Return the lines below exactly, from the first line to the line that contains "80000, 90000, 100000];". Leave out pictures.

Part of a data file
====
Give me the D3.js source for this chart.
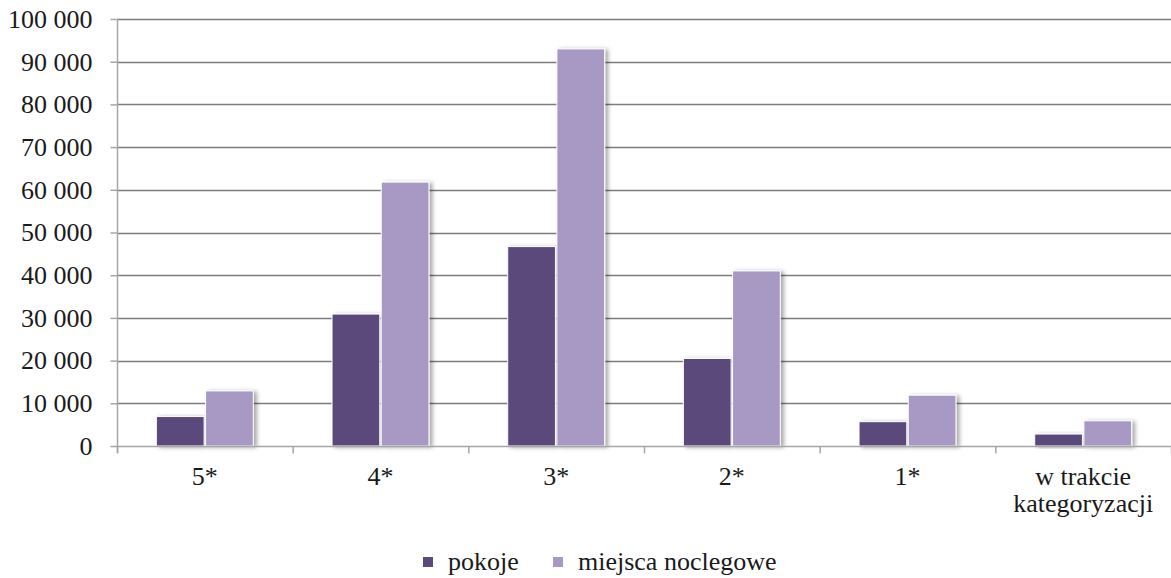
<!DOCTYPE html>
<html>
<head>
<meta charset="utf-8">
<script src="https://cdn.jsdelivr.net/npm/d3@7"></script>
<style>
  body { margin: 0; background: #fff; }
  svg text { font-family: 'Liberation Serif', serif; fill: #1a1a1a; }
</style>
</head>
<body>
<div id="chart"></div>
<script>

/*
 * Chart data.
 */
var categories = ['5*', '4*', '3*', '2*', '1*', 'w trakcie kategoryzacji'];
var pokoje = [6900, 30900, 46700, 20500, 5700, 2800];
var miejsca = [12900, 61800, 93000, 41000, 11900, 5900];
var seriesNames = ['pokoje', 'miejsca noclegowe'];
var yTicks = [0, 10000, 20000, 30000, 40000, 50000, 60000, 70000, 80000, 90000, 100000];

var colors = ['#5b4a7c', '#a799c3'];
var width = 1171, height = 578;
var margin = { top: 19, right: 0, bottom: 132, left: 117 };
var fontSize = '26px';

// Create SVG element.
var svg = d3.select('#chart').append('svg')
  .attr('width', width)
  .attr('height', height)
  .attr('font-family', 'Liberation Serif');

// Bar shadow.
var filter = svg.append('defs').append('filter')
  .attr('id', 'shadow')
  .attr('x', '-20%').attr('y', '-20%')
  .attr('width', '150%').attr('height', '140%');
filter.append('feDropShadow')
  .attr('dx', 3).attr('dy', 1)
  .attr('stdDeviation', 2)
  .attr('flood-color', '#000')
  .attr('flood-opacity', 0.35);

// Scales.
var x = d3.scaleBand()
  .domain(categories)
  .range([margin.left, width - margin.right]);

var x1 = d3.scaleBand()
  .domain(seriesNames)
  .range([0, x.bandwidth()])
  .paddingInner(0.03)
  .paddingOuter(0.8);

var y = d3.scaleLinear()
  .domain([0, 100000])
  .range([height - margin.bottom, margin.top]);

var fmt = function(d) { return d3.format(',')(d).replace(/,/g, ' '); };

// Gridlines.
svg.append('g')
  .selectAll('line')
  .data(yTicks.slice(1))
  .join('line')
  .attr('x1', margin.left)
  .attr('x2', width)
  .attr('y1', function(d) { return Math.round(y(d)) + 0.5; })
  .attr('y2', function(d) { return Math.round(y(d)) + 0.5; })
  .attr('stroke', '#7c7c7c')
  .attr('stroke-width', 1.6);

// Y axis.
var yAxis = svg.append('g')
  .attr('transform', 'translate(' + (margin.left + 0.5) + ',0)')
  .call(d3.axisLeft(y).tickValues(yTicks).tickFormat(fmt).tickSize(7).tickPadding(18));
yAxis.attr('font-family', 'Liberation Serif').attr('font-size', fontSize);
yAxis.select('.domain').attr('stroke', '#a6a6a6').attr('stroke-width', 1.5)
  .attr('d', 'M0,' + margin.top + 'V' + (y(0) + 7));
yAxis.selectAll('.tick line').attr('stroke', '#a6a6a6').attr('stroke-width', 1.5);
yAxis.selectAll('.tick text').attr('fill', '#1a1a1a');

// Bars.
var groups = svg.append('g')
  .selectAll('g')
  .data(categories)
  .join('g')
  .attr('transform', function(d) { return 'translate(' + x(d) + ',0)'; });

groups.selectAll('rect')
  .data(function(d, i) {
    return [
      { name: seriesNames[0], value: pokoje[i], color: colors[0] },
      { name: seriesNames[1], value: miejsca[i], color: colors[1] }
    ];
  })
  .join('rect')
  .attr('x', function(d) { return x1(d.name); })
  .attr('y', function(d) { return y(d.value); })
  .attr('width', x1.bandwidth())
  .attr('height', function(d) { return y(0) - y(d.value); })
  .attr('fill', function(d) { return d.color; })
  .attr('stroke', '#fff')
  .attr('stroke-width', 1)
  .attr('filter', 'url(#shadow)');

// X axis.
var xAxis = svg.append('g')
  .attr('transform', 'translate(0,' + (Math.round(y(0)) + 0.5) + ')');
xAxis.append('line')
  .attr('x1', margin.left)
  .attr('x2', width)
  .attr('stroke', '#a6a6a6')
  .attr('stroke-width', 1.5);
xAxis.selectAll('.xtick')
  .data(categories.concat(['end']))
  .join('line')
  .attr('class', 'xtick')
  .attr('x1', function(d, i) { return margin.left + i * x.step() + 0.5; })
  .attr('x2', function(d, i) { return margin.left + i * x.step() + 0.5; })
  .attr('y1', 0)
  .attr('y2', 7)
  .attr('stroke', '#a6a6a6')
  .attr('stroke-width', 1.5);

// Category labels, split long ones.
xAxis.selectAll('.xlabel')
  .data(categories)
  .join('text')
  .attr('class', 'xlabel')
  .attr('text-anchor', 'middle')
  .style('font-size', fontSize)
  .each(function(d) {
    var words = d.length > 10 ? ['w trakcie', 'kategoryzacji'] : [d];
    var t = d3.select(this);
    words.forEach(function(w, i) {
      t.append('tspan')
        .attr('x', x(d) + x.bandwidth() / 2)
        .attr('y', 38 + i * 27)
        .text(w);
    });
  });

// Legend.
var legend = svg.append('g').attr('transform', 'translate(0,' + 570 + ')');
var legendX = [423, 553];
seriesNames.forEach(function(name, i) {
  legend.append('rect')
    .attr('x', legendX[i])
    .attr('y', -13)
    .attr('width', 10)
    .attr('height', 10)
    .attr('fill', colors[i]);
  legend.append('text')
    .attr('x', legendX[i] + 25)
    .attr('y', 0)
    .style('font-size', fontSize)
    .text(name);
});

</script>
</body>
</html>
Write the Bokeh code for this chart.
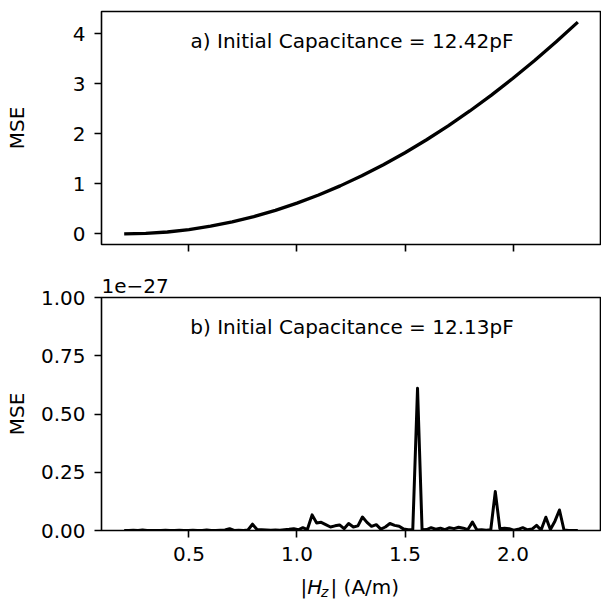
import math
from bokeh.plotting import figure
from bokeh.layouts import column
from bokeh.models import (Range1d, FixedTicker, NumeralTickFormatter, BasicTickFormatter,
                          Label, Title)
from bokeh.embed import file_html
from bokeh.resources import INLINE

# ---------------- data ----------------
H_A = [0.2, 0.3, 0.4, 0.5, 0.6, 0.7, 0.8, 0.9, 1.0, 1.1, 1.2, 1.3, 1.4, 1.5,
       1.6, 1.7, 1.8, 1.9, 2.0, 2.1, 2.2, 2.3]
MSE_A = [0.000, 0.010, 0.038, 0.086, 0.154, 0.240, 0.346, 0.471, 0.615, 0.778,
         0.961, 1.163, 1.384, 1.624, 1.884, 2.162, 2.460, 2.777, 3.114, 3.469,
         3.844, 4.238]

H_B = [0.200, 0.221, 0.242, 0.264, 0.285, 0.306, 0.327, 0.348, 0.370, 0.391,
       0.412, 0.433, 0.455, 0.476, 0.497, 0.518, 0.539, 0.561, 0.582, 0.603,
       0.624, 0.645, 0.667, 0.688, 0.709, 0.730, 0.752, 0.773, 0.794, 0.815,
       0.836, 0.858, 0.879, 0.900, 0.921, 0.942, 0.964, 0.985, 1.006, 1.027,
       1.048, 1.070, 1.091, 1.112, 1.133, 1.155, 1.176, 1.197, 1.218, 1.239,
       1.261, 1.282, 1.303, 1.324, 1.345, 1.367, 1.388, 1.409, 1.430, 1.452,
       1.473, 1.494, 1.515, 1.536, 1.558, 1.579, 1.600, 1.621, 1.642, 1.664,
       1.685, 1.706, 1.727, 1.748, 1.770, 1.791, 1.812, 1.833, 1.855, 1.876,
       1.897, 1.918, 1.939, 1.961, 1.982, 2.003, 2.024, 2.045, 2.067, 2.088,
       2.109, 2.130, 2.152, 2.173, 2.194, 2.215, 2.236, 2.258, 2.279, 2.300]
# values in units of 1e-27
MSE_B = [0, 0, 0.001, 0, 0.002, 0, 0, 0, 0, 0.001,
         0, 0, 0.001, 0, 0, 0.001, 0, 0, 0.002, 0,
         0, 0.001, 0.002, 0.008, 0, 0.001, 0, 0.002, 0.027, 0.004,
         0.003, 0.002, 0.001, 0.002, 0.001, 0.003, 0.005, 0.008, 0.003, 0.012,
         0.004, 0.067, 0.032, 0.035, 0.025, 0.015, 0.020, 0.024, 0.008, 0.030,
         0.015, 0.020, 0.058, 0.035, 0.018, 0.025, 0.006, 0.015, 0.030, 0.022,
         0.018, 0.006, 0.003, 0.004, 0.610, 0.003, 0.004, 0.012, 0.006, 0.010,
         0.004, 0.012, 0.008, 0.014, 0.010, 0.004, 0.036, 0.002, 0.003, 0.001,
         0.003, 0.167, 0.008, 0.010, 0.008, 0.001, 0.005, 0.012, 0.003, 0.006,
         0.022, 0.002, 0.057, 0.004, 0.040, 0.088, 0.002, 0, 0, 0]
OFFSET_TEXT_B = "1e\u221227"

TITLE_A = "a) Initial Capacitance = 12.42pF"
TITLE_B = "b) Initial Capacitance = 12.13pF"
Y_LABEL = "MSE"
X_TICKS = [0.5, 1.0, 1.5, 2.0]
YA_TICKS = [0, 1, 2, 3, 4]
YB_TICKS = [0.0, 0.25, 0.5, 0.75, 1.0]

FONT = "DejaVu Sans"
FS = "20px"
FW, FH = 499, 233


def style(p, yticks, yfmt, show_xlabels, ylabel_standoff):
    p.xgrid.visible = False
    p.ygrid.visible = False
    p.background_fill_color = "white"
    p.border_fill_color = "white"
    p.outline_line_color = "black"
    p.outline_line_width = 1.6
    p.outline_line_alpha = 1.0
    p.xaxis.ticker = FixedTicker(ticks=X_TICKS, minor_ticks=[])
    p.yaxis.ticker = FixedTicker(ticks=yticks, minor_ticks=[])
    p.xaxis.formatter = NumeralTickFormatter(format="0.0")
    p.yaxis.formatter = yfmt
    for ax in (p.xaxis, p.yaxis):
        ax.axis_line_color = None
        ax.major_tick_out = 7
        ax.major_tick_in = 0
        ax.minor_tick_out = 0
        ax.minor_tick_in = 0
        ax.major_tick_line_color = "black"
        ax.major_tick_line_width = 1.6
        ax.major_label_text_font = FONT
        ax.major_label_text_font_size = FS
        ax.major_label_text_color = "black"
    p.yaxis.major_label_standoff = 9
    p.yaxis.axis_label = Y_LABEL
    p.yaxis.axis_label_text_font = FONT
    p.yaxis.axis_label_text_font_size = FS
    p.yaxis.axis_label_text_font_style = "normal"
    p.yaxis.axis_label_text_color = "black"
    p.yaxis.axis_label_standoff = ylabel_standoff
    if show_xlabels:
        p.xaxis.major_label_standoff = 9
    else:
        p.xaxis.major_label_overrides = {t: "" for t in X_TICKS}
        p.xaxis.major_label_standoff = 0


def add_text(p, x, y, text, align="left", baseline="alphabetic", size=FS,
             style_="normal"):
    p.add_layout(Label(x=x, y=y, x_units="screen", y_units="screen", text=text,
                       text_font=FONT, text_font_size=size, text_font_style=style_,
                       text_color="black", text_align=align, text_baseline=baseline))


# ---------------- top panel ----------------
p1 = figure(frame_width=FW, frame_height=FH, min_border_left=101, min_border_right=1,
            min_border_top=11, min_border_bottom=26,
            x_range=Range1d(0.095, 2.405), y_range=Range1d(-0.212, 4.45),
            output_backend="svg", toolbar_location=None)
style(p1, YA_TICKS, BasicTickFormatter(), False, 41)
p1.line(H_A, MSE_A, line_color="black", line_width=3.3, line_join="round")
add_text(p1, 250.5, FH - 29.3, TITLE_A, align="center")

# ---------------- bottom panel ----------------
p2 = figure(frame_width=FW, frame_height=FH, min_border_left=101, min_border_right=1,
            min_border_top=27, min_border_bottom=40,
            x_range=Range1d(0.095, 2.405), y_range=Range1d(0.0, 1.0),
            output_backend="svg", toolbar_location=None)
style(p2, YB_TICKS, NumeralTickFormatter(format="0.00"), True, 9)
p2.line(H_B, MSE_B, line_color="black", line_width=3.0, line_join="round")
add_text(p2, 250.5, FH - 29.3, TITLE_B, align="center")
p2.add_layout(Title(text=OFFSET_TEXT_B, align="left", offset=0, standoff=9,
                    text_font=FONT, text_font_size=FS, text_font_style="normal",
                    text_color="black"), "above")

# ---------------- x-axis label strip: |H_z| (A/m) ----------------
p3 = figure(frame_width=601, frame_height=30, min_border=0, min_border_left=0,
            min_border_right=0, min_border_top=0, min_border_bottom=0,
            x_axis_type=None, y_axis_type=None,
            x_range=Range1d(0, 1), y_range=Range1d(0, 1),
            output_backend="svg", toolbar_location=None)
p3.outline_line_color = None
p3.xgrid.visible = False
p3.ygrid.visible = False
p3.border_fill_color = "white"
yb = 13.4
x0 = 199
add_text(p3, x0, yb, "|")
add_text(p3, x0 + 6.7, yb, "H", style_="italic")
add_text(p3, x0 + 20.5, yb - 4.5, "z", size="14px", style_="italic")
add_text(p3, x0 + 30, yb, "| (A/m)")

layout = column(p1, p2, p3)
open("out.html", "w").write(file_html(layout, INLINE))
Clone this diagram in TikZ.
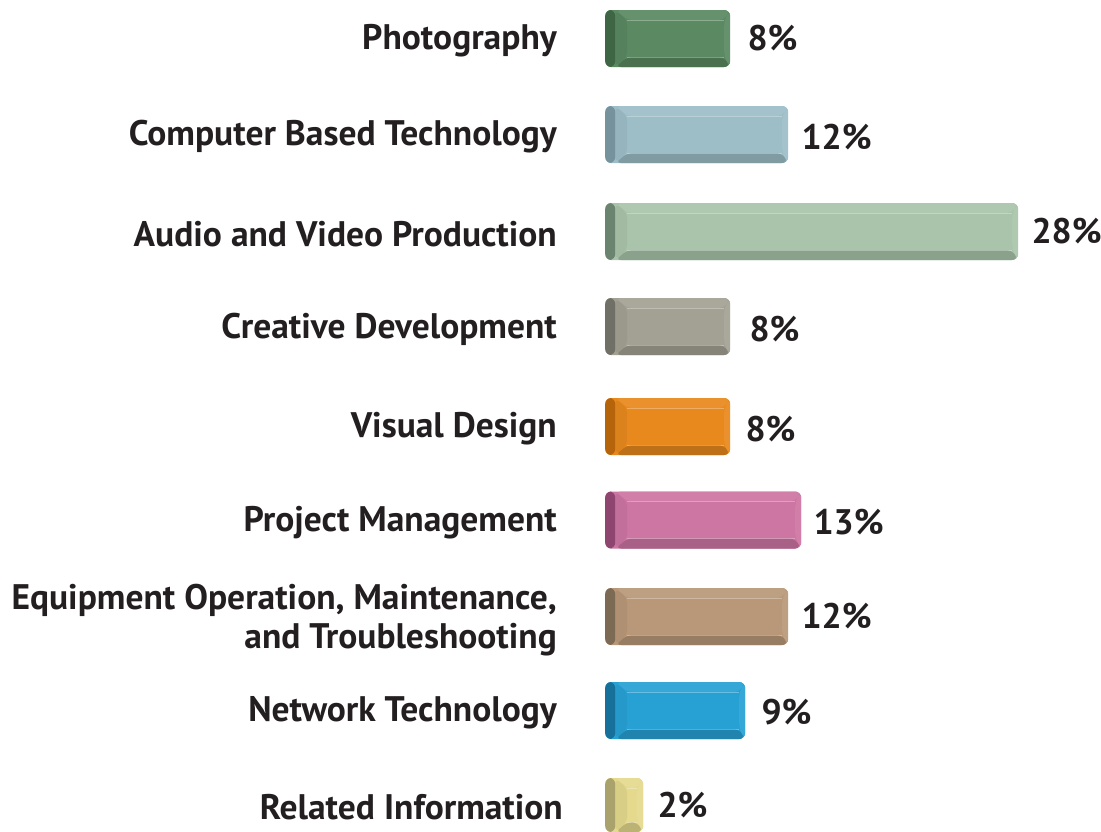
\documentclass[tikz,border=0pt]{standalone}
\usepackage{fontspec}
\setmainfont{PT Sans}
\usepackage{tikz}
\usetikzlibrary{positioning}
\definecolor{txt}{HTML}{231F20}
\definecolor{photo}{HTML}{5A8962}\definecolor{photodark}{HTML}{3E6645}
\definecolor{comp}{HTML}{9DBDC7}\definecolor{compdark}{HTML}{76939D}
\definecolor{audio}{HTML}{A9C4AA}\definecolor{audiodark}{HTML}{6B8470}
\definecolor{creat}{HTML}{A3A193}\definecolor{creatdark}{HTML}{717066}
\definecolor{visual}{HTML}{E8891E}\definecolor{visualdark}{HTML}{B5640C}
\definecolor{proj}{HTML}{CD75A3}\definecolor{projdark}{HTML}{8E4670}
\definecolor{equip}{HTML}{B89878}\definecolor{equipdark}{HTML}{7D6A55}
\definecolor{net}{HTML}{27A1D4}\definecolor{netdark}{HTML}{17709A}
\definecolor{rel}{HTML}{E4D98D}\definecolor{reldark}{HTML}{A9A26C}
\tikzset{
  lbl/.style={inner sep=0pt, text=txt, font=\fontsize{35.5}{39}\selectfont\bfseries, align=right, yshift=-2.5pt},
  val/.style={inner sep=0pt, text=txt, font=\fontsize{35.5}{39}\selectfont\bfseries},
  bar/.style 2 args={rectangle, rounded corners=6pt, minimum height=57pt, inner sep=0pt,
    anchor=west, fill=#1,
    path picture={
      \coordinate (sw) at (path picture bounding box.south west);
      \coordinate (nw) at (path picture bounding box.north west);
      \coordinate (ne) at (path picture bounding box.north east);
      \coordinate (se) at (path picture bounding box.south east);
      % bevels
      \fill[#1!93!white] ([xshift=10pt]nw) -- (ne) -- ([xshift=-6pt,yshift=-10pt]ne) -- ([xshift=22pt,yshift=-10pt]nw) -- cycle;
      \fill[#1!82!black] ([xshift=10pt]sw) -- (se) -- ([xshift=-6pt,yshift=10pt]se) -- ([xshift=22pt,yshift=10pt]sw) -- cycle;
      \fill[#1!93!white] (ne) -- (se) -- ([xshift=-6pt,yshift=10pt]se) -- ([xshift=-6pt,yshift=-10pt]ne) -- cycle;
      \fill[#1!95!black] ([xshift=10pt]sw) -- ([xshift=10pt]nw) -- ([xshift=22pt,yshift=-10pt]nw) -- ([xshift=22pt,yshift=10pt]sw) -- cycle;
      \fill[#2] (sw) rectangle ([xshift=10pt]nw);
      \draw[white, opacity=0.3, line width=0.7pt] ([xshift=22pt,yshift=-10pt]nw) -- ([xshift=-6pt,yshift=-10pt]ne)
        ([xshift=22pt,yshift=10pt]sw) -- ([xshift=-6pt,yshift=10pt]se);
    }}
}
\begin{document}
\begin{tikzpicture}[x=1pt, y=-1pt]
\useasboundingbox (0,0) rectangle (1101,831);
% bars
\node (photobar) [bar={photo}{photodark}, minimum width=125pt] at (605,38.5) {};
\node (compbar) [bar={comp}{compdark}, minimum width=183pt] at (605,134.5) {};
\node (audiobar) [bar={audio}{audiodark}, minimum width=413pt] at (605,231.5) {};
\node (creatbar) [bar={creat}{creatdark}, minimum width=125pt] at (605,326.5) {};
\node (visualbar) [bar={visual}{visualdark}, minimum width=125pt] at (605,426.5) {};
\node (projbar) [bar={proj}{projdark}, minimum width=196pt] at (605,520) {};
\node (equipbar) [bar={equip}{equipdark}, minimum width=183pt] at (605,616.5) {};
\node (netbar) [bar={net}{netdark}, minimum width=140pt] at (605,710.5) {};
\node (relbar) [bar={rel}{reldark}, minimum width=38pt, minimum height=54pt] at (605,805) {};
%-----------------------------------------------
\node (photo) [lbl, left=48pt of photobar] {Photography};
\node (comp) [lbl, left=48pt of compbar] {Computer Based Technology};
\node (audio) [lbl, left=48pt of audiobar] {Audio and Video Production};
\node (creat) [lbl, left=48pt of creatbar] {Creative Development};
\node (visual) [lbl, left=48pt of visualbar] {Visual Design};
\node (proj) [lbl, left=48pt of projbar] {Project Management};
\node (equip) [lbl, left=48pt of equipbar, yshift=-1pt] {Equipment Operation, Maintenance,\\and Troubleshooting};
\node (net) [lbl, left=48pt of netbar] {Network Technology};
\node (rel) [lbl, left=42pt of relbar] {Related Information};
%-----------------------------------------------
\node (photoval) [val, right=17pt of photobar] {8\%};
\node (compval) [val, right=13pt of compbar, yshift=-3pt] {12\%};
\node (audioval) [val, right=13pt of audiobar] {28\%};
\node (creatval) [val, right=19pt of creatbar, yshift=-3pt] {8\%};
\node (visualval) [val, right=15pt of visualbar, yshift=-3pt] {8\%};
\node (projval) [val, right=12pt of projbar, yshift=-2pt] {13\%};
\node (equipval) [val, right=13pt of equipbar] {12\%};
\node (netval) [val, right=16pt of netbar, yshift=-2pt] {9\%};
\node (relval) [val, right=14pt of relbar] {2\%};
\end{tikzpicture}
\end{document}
====
IN RESPONSE.
Give me the D3.js source for this chart.
<!DOCTYPE html>
<html>
<head>
<meta charset="utf-8">
<script src="https://cdn.jsdelivr.net/npm/d3@7"></script>
<style>
  body { margin: 0; background: #fff; }
  svg text { font-family: 'Liberation Serif', serif; fill: #1a1a1a; }
</style>
</head>
<body>
<div id="chart"></div>
<script>

/*
 * Chart data.
 */
var categories = ['5*', '4*', '3*', '2*', '1*', 'w trakcie kategoryzacji'];
var pokoje = [6900, 30900, 46700, 20500, 5700, 2800];
var miejsca = [12900, 61800, 93000, 41000, 11900, 5900];
var seriesNames = ['pokoje', 'miejsca noclegowe'];
var yTicks = [0, 10000, 20000, 30000, 40000, 50000, 60000, 70000, 80000, 90000, 100000];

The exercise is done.